Universities like Jawaharlal Nehru University, Aligarh Muslim University, and Tata Institute of Social Sciences, etc. which are not listed of top 10 universities of India do have a 24×7 well equipped and well-functioning library.
Half a year ago, some students of Banaras Hindu University organised mass protests, strikes, and demonstrations to demand a 24×7 library. It is very tragic that basic infrastructure is not provided to students, and to demand such basic needs, students have to quit classes and waste their time on the failure of university policies, planning, and administration. In case of BHU, the university had taken action but for the worse. The university had taken disciplinary actions against the students who demanded a 24×7 library.
The University of Delhi has a huge library with a stock of lakhs of books. The central library has two reading areas, one on the ground floor and the other on the second floor.
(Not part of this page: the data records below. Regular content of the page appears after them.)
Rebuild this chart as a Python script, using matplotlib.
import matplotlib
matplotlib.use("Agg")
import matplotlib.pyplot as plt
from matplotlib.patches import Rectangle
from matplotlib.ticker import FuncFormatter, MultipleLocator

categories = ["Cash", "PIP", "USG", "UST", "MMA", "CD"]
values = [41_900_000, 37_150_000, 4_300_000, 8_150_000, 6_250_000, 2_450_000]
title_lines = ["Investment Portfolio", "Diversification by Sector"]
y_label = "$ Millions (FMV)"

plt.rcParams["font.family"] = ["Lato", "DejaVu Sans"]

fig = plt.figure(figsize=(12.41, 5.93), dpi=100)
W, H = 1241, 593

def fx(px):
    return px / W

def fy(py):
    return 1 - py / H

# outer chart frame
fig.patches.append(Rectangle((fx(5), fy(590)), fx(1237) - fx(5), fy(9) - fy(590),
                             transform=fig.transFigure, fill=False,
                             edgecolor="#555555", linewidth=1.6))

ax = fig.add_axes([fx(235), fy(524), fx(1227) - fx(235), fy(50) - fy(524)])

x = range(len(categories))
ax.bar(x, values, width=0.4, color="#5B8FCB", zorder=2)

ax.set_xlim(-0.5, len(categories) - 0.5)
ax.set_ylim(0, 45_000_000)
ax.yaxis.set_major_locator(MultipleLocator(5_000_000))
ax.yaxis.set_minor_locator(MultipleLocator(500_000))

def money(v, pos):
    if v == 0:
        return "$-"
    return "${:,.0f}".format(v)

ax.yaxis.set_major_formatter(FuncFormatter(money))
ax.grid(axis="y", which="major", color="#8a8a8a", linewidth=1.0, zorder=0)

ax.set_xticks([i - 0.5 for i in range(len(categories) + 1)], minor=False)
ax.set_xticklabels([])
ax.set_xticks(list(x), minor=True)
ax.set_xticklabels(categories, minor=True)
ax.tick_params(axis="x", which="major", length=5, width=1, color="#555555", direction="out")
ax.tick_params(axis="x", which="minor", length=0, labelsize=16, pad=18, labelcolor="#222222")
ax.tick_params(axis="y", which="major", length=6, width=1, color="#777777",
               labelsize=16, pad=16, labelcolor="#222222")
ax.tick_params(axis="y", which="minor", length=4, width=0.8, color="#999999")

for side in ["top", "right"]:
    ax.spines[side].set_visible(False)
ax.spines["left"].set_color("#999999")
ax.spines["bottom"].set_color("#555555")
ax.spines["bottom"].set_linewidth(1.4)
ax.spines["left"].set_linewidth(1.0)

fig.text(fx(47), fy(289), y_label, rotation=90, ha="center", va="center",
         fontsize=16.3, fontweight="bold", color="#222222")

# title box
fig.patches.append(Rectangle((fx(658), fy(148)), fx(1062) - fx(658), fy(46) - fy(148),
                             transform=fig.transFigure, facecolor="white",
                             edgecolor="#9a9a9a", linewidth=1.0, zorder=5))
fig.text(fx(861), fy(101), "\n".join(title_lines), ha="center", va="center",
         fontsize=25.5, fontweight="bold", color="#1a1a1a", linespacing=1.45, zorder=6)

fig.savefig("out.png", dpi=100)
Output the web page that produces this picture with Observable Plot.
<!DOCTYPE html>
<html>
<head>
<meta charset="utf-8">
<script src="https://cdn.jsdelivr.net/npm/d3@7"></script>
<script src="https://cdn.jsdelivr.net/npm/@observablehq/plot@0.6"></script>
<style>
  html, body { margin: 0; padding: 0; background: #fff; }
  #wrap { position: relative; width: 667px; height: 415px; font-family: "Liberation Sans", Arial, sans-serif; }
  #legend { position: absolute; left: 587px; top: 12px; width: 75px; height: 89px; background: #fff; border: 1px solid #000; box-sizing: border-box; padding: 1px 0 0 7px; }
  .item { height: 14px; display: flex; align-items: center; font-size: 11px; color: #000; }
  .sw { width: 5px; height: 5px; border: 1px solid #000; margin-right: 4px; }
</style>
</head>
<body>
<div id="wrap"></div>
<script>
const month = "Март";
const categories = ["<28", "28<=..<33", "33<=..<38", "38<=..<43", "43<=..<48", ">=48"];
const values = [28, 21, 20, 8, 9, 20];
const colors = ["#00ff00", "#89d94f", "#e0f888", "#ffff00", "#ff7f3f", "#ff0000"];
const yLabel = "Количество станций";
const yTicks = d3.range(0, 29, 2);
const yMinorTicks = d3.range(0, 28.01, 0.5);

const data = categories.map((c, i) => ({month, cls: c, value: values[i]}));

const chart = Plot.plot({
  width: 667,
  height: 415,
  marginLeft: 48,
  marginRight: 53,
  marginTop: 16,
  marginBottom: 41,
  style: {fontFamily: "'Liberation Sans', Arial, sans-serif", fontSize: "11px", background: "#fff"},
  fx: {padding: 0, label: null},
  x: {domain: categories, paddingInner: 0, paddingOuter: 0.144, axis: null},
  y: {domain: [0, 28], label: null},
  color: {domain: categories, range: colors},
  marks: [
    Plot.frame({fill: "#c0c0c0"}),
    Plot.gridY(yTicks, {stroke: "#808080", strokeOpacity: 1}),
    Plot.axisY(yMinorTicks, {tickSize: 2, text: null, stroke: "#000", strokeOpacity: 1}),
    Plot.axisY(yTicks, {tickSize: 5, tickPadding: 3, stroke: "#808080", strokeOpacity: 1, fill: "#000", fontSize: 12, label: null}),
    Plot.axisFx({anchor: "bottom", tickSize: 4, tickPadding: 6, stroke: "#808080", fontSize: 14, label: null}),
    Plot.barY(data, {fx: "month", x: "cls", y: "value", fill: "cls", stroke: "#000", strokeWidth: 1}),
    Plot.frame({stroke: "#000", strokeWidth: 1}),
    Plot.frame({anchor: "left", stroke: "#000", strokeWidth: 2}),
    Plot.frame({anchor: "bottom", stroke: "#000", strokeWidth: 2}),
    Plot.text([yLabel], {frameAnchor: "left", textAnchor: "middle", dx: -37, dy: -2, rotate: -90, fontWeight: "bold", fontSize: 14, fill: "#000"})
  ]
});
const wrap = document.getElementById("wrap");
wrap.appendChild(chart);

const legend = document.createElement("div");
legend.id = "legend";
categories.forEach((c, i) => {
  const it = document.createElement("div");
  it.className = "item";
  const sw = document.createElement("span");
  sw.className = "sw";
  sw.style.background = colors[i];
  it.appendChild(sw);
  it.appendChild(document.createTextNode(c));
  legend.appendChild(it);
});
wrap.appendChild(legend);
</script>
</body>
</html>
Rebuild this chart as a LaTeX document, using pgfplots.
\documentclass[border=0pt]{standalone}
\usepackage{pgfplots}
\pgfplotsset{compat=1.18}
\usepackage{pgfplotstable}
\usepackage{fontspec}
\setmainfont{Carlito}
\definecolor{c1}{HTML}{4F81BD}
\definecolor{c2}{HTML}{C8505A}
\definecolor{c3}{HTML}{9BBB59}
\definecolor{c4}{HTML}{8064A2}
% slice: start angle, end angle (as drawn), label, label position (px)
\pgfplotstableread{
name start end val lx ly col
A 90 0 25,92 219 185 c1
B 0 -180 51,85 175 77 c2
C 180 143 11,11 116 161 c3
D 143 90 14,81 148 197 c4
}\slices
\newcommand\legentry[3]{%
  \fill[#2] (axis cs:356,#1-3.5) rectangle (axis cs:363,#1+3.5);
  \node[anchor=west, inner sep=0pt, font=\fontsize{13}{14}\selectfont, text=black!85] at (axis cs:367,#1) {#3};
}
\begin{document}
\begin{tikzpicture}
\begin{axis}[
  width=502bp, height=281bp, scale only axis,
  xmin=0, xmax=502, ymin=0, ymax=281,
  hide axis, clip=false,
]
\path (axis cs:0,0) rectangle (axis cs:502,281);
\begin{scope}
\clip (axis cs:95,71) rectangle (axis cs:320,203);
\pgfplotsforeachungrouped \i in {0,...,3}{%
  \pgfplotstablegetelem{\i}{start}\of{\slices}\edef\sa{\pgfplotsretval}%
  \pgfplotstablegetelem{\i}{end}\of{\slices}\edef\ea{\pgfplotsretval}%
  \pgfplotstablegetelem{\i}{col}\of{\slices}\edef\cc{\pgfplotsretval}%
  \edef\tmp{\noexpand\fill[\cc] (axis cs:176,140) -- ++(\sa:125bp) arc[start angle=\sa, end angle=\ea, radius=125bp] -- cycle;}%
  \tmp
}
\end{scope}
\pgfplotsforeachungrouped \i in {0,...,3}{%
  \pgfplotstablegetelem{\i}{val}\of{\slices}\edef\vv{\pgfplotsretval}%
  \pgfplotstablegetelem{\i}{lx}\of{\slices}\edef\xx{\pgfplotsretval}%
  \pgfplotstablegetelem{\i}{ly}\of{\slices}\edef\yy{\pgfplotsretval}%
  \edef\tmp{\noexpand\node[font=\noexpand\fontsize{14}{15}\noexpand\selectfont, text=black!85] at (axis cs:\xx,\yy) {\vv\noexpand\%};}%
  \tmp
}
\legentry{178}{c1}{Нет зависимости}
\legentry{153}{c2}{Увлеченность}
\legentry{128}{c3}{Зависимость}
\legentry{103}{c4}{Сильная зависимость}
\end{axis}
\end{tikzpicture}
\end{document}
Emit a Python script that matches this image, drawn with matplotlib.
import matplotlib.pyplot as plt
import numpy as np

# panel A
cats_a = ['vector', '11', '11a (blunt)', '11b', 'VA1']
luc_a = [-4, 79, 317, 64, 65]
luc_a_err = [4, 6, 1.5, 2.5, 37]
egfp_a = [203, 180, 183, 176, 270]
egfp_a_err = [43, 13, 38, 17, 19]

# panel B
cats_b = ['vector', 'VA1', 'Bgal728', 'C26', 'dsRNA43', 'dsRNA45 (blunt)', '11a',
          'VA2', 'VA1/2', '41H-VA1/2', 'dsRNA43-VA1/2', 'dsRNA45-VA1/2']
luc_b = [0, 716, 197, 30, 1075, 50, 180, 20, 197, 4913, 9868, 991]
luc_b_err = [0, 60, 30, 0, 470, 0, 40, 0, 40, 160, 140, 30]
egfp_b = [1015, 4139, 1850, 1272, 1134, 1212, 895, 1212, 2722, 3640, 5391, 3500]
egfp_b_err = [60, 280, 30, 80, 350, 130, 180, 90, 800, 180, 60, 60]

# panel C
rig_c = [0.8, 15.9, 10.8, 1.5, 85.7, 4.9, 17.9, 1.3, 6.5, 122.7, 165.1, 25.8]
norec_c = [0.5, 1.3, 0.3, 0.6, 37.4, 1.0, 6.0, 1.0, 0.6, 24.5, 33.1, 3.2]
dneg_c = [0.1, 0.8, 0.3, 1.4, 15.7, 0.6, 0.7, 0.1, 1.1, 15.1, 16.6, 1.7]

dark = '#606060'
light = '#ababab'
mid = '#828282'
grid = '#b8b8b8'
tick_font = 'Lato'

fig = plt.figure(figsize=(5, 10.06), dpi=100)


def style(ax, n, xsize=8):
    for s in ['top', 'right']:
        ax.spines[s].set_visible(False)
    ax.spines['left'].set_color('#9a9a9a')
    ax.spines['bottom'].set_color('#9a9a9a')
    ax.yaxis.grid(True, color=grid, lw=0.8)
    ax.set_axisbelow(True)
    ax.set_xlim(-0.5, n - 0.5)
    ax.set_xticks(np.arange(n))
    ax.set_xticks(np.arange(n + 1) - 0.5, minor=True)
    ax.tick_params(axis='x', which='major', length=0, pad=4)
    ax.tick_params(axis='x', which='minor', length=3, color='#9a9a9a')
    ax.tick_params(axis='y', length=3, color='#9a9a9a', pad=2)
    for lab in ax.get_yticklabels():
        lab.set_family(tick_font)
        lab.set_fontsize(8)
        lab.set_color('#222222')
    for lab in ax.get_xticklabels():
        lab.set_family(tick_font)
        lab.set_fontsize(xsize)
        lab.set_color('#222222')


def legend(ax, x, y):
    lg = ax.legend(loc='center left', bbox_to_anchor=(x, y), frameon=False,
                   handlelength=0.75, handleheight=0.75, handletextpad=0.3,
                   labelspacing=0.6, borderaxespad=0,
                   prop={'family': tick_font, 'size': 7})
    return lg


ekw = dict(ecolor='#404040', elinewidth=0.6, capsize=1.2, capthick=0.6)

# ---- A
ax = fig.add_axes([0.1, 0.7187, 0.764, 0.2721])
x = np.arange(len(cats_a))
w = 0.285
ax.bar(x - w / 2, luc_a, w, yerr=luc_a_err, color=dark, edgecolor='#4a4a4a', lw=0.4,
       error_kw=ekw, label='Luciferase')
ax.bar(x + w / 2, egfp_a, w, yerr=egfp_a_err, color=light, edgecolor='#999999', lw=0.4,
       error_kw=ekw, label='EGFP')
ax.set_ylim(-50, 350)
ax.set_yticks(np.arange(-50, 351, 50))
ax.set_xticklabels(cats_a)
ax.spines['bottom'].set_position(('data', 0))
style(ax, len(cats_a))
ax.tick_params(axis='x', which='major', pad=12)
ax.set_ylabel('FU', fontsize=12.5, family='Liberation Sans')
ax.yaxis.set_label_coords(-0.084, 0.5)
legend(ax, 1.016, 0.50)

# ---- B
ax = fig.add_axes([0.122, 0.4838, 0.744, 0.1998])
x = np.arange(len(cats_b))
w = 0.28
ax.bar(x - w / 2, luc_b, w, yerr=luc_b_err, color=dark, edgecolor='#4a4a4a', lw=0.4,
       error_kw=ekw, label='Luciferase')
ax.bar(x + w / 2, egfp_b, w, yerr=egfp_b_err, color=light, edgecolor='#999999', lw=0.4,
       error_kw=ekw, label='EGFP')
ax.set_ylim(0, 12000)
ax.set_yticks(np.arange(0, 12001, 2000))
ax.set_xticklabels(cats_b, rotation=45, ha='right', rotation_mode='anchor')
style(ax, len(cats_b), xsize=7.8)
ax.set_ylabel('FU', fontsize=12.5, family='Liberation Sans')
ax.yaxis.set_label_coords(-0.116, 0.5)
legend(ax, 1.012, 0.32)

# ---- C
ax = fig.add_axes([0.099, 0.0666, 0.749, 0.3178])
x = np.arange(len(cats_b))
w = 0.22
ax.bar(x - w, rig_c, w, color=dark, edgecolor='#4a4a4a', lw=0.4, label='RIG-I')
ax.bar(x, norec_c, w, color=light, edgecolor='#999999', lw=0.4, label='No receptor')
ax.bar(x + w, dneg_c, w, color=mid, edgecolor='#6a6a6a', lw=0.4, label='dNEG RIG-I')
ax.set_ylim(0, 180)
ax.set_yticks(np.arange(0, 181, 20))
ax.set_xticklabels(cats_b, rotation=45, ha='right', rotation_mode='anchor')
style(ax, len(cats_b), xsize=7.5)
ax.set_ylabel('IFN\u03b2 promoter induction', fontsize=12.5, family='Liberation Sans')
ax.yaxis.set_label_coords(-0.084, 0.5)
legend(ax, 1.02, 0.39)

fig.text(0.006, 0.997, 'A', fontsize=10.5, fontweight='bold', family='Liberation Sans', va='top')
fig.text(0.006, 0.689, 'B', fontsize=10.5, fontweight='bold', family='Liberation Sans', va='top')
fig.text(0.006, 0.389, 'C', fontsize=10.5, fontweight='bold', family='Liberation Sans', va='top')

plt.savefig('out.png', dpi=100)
The reading hall on the second floor is reserved for research (MPhil/ PhD) students and faculty members, while the ground floor reading areas are unreserved and anybody can read there. But the unreserved reading area is available only up to 7 PM, and the reading area on the second floor is available until midnight.
So basically, intentionally or unintentionally, the university administration and library staff have kept the masters’ students from using their own library. A nexus of private reading halls or libraries is growing around the campus of the University of Delhi. These private libraries charge around ₹2000 per month and students are forced to pay that huge amount because their own university is not able to provide them with the space they need. It’s very infuriating that the university is not able to provide their students with a space to read, write and think.
An application demanding 24×7 library access was submitted to the librarian of the Delhi University Library System (DULS) on November 1, 2017. No action has been taken by the librarian to fulfill the demands of the students.
For three days in the freezing cold in Delhi, students have been sitting outside the central library to raise their demands of a 24×7 library, but no one in the university is listening to the voice of these dedicated students.
On the night of February 6, 2018, the library administration had used force (bouncers) to stop students from entering the library, and a person even manhandled some of the protesters. The university administration should be ashamed of themselves for not providing the basic academic environment and infrastructure.